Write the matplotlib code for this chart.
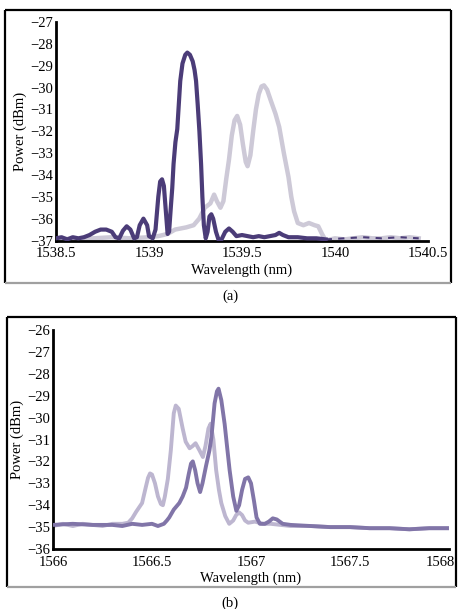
import matplotlib
matplotlib.use("Agg")
import matplotlib.pyplot as plt
from matplotlib.lines import Line2D
import matplotlib.transforms as mtransforms

plt.rcParams['font.family'] = ['Liberation Serif', 'DejaVu Serif']

# ---------------- data: panel (a) ----------------
a_dark_x = [1538.50, 1538.53, 1538.56, 1538.59, 1538.62, 1538.65, 1538.68, 1538.71, 1538.74, 1538.77,
            1538.80, 1538.82, 1538.84, 1538.86, 1538.88, 1538.90, 1538.92, 1538.935, 1538.95, 1538.97,
            1538.99, 1539.00, 1539.02, 1539.035, 1539.05, 1539.06, 1539.07, 1539.08, 1539.09, 1539.10,
            1539.108, 1539.118, 1539.125, 1539.132, 1539.142, 1539.152, 1539.16, 1539.168, 1539.18, 1539.195,
            1539.206, 1539.22, 1539.235, 1539.245, 1539.253, 1539.262, 1539.271, 1539.28, 1539.287, 1539.295,
            1539.305, 1539.315, 1539.325, 1539.335, 1539.345, 1539.36, 1539.375, 1539.39, 1539.41, 1539.43,
            1539.45, 1539.47, 1539.50, 1539.53, 1539.56, 1539.59, 1539.62, 1539.65, 1539.68, 1539.70,
            1539.72, 1539.75, 1539.80, 1539.85, 1539.90, 1539.95]
a_dark_y = [-36.9, -36.85, -36.95, -36.85, -36.9, -36.85, -36.75, -36.6, -36.5, -36.5,
            -36.6, -36.85, -36.9, -36.55, -36.35, -36.5, -36.9, -36.85, -36.3, -36.0,
            -36.3, -36.8, -36.9, -36.5, -35.0, -34.3, -34.2, -34.5, -35.6, -36.7,
            -36.6, -35.4, -34.6, -33.5, -32.5, -31.9, -30.8, -29.7, -28.9, -28.5,
            -28.4, -28.5, -28.8, -29.2, -29.7, -30.8, -32.0, -33.5, -35.0, -36.3,
            -36.9, -36.6, -35.9, -35.8, -36.0, -36.6, -37.0, -36.95, -36.6, -36.45,
            -36.6, -36.8, -36.75, -36.8, -36.85, -36.8, -36.85, -36.8, -36.75, -36.65,
            -36.75, -36.85, -36.85, -36.9, -36.9, -36.95]
a_dark_tail_x = [1539.95, 1540.05, 1540.15, 1540.25, 1540.35, 1540.45]
a_dark_tail_y = [-36.95, -36.9, -36.85, -36.9, -36.85, -36.9]

a_light_x = [1538.50, 1538.60, 1538.70, 1538.80, 1538.90, 1539.00, 1539.05, 1539.10, 1539.14, 1539.17,
             1539.20, 1539.24, 1539.27, 1539.30, 1539.33, 1539.35, 1539.365, 1539.384, 1539.40, 1539.415,
             1539.43, 1539.445, 1539.46, 1539.474, 1539.49, 1539.505, 1539.52, 1539.53, 1539.545, 1539.56,
             1539.575, 1539.59, 1539.605, 1539.618, 1539.635, 1539.655, 1539.68, 1539.70, 1539.725, 1539.75,
             1539.765, 1539.78, 1539.80, 1539.83, 1539.86, 1539.89, 1539.91, 1539.93, 1539.95, 1540.00,
             1540.05, 1540.10, 1540.15, 1540.20, 1540.25, 1540.30, 1540.35, 1540.40, 1540.45]
a_light_y = [-36.9, -36.95, -36.9, -36.85, -36.9, -36.85, -36.8, -36.7, -36.5, -36.45,
             -36.4, -36.3, -36.0, -35.5, -35.3, -34.9, -35.2, -35.5, -35.2, -34.2,
             -33.3, -32.2, -31.5, -31.3, -31.7, -32.6, -33.4, -33.6, -33.1, -32.0,
             -31.0, -30.3, -29.95, -29.9, -30.1, -30.6, -31.2, -31.8, -33.0, -34.1,
             -35.0, -35.66, -36.2, -36.3, -36.2, -36.3, -36.35, -36.7, -37.0, -36.9,
             -36.95, -36.9, -36.85, -36.9, -36.9, -36.85, -36.9, -36.85, -36.9]

a_xticks = [1538.5, 1539, 1539.5, 1540, 1540.5]
a_xticklabels = ["1538.5", "1539", "1539.5", "1540", "1540.5"]
a_yticks = [-37, -36, -35, -34, -33, -32, -31, -30, -29, -28, -27]

# ---------------- data: panel (b) ----------------
b_light_x = [1566.00, 1566.05, 1566.10, 1566.15, 1566.20, 1566.25, 1566.30, 1566.35, 1566.38, 1566.40,
             1566.42, 1566.45, 1566.468, 1566.48, 1566.49, 1566.50, 1566.515, 1566.53, 1566.545, 1566.555,
             1566.565, 1566.58, 1566.595, 1566.61, 1566.62, 1566.635, 1566.655, 1566.67, 1566.69, 1566.705,
             1566.72, 1566.74, 1566.757, 1566.77, 1566.785, 1566.796, 1566.81, 1566.824, 1566.838, 1566.85,
             1566.87, 1566.89, 1566.91, 1566.925, 1566.94, 1566.955, 1566.97, 1566.986, 1567.02, 1567.06,
             1567.10, 1567.15, 1567.20, 1567.30, 1567.40, 1567.50, 1567.60, 1567.70, 1567.80, 1567.90,
             1567.99]
b_light_y = [-34.95, -34.85, -34.95, -34.85, -34.9, -34.95, -34.85, -34.85, -34.8, -34.6,
             -34.3, -33.9, -33.2, -32.75, -32.55, -32.6, -33.0, -33.6, -33.95, -34.0,
             -33.6, -32.8, -31.5, -29.8, -29.45, -29.6, -30.5, -31.1, -31.4, -31.3,
             -31.17, -31.5, -31.8, -31.3, -30.5, -30.28, -31.0, -32.4, -33.3, -33.9,
             -34.5, -34.85, -34.7, -34.45, -34.33, -34.45, -34.7, -34.8, -34.75, -34.85,
             -34.85, -34.9, -34.95, -34.95, -35.0, -35.0, -35.05, -35.05, -35.1, -35.05,
             -35.05]

b_dark_x = [1566.00, 1566.10, 1566.20, 1566.30, 1566.35, 1566.40, 1566.45, 1566.50, 1566.53, 1566.56,
            1566.575, 1566.587, 1566.61, 1566.638, 1566.655, 1566.672, 1566.685, 1566.697, 1566.706, 1566.718,
            1566.73, 1566.743, 1566.755, 1566.773, 1566.79, 1566.80, 1566.816, 1566.828, 1566.836, 1566.85,
            1566.867, 1566.88, 1566.892, 1566.91, 1566.926, 1566.94, 1566.955, 1566.97, 1566.986, 1567.00,
            1567.015, 1567.028, 1567.045, 1567.07, 1567.09, 1567.11, 1567.13, 1567.16, 1567.20, 1567.30,
            1567.40, 1567.50, 1567.60, 1567.70, 1567.80, 1567.90, 1567.99]
b_dark_y = [-34.9, -34.85, -34.9, -34.9, -34.95, -34.85, -34.9, -34.85, -34.95, -34.85,
            -34.7, -34.56, -34.2, -33.9, -33.6, -33.2, -32.6, -32.1, -32.0, -32.4,
            -33.0, -33.4, -33.0, -32.2, -31.5, -30.9, -29.35, -28.8, -28.68, -29.2,
            -30.3, -31.4, -32.4, -33.6, -34.26, -34.0, -33.3, -32.8, -32.73, -33.0,
            -33.8, -34.56, -34.85, -34.85, -34.75, -34.6, -34.65, -34.85, -34.9, -34.95,
            -35.0, -35.0, -35.05, -35.05, -35.1, -35.05, -35.05]

b_xticks = [1566, 1566.5, 1567, 1567.5, 1568]
b_xticklabels = ["1566", "1566.5", "1567", "1567.5", "1568"]
b_yticks = [-36, -35, -34, -33, -32, -31, -30, -29, -28, -27, -26]

# ---------------- figure ----------------
W, H = 459, 609
fig = plt.figure(figsize=(W / 100, H / 100), dpi=100)

def fx(px):
    return px / W

def fy(py):
    return 1 - py / H

def frame(x0, y0, x1, y1):
    k = dict(transform=fig.transFigure, lw=1.6, color='black', solid_capstyle='butt')
    fig.add_artist(Line2D([fx(x0), fx(x0)], [fy(y0), fy(y1)], **k))
    fig.add_artist(Line2D([fx(x0), fx(x1)], [fy(y0), fy(y0)], **k))
    fig.add_artist(Line2D([fx(x1), fx(x1)], [fy(y0), fy(y1)], **k))
    k['color'] = '#a0a0a0'
    fig.add_artist(Line2D([fx(x0), fx(x1)], [fy(y1), fy(y1)], **k))

def style(ax, xt, xtl, yt, xlim, ylim):
    ax.set_xlim(*xlim)
    ax.set_ylim(*ylim)
    ax.set_xticks(xt)
    ax.set_xticklabels(xtl)
    ax.set_yticks(yt)
    ax.set_yticklabels([("\u2212%d" % -v) for v in yt])
    for s in ['top', 'right']:
        ax.spines[s].set_visible(False)
    for s in ['left', 'bottom']:
        ax.spines[s].set_linewidth(2.0)
        ax.spines[s].set_color('black')
    ax.tick_params(axis='x', length=0, labelsize=10.5, pad=5)
    ax.tick_params(axis='y', length=0, labelsize=10.5, pad=2)
    ax.set_xlabel("Wavelength (nm)", fontsize=10.5, labelpad=2)
    ax.set_ylabel("Power (dBm)", fontsize=10.5, labelpad=2)
    ax.patch.set_alpha(0)

# panel (a)
frame(5, 10, 451, 283)
ax1 = fig.add_axes([fx(56), fy(240.5), fx(428) - fx(56), fy(22) - fy(240.5)])
ax1.plot(a_light_x, a_light_y, color='#cdc9d7', lw=3.2, zorder=2, solid_joinstyle='round')
ax1.plot(a_dark_x, a_dark_y, color='#4b3c78', lw=3.0, zorder=3, solid_joinstyle='round')
ax1.plot(a_dark_tail_x, a_dark_tail_y, color='#4b3c78', lw=1.5, ls=(0, (3, 3)), zorder=3)
style(ax1, a_xticks, a_xticklabels, a_yticks, (1538.5, 1540.5), (-37, -27))
fig.text(fx(230), fy(296), "(a)", ha='center', va='center', fontsize=10.5)

# panel (b)
frame(7, 317, 456, 587)
ax2 = fig.add_axes([fx(53), fy(549), fx(449) - fx(53), fy(330) - fy(549)])
ax2.plot(b_light_x, b_light_y, color='#bdb6d0', lw=2.8, zorder=2, solid_joinstyle='round')
ax2.plot(b_dark_x, b_dark_y, color='#8175a8', lw=2.8, zorder=3, solid_joinstyle='round')
style(ax2, b_xticks, b_xticklabels, b_yticks, (1566, 1568), (-36, -26))
last = ax2.get_xticklabels()[-1]
last.set_transform(last.get_transform() + mtransforms.ScaledTranslation(-9 / 100, 0, fig.dpi_scale_trans))
fig.text(fx(230), fy(603), "(b)", ha='center', va='center', fontsize=10.5)

fig.savefig("out.png", dpi=100)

+ + + +

Emit the lines of the material exactly, from its first line to the line containing "plt.rcParams['font.family'] = ['Liberation", inclusive; leave every picture out.

* [COMPLETE OUTPUT]:
Write the matplotlib code for this chart.
import matplotlib
matplotlib.use("Agg")
import matplotlib.pyplot as plt
from matplotlib.lines import Line2D
import matplotlib.transforms as mtransforms

plt.rcParams['font.family'] = ['Liberation Serif', 'DejaVu Serif']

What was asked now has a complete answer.